→ **YOUR OBJECTIVE**
From the first line of the data below through the line holding "import seaborn as sns", output each line exactly and leave the pictures out.

★ ★ ★ ★

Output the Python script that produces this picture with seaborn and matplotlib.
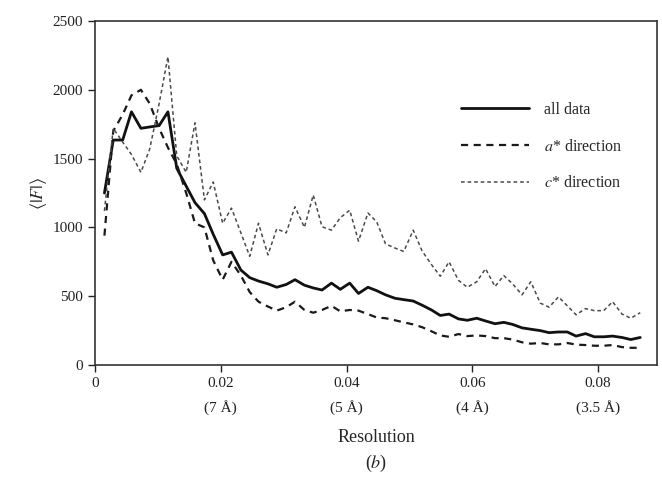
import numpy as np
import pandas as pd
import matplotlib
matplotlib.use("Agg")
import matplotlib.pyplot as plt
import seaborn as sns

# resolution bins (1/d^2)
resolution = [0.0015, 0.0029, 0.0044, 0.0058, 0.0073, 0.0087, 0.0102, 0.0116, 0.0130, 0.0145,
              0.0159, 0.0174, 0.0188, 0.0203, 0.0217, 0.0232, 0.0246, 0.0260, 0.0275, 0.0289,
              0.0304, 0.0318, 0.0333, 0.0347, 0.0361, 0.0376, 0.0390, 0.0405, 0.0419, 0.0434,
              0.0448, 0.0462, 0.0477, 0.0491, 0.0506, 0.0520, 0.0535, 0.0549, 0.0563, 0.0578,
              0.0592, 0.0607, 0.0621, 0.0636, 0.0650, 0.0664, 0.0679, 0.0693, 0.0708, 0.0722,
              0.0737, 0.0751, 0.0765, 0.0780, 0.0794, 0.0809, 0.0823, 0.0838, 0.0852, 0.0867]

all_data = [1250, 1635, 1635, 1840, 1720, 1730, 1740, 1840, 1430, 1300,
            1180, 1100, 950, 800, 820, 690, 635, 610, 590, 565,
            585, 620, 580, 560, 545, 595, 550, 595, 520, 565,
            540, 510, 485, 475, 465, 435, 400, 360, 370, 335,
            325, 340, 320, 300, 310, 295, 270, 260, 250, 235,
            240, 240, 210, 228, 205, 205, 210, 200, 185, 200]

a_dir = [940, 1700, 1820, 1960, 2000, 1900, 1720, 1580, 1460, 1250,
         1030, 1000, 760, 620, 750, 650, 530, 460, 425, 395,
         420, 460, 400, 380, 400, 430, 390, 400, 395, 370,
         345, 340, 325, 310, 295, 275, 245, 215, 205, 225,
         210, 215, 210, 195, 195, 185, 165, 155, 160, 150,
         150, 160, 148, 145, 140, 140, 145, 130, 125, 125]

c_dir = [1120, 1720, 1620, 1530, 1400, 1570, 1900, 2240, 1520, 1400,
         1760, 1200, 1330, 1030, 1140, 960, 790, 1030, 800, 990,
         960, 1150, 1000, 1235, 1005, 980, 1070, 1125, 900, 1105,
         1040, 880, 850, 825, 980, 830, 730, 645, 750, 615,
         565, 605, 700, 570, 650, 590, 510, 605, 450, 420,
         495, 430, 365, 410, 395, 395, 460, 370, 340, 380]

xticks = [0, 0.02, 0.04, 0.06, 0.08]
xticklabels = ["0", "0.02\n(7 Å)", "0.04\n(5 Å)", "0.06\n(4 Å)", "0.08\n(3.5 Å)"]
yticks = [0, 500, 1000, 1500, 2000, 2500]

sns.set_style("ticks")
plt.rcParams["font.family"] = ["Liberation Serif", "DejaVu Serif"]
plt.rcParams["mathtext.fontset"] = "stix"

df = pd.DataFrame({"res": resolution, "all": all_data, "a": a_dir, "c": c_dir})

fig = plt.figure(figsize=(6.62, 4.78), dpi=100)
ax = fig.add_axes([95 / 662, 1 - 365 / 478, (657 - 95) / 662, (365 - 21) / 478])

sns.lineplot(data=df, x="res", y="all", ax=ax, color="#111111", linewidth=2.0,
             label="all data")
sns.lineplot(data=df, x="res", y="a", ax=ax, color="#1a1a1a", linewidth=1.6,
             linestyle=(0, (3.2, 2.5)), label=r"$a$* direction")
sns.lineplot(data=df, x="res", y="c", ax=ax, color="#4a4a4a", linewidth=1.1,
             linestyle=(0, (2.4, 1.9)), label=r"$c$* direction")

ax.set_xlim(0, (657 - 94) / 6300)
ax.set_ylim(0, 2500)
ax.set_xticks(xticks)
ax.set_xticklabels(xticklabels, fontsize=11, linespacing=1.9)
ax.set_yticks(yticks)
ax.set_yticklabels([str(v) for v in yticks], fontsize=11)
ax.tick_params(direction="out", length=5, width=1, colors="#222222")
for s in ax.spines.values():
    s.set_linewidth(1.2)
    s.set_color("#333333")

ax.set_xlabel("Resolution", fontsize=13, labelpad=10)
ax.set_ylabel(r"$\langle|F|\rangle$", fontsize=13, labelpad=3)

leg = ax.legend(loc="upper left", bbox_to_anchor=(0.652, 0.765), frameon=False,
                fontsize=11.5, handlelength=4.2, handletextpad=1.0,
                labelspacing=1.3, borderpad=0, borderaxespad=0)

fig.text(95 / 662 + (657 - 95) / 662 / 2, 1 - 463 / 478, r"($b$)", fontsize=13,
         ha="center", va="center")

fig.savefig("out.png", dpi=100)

★ ★ ★ ★

→ **COMPLETE RESPONSE**
Output the Python script that produces this picture with seaborn and matplotlib.
import numpy as np
import pandas as pd
import matplotlib
matplotlib.use("Agg")
import matplotlib.pyplot as plt
import seaborn as sns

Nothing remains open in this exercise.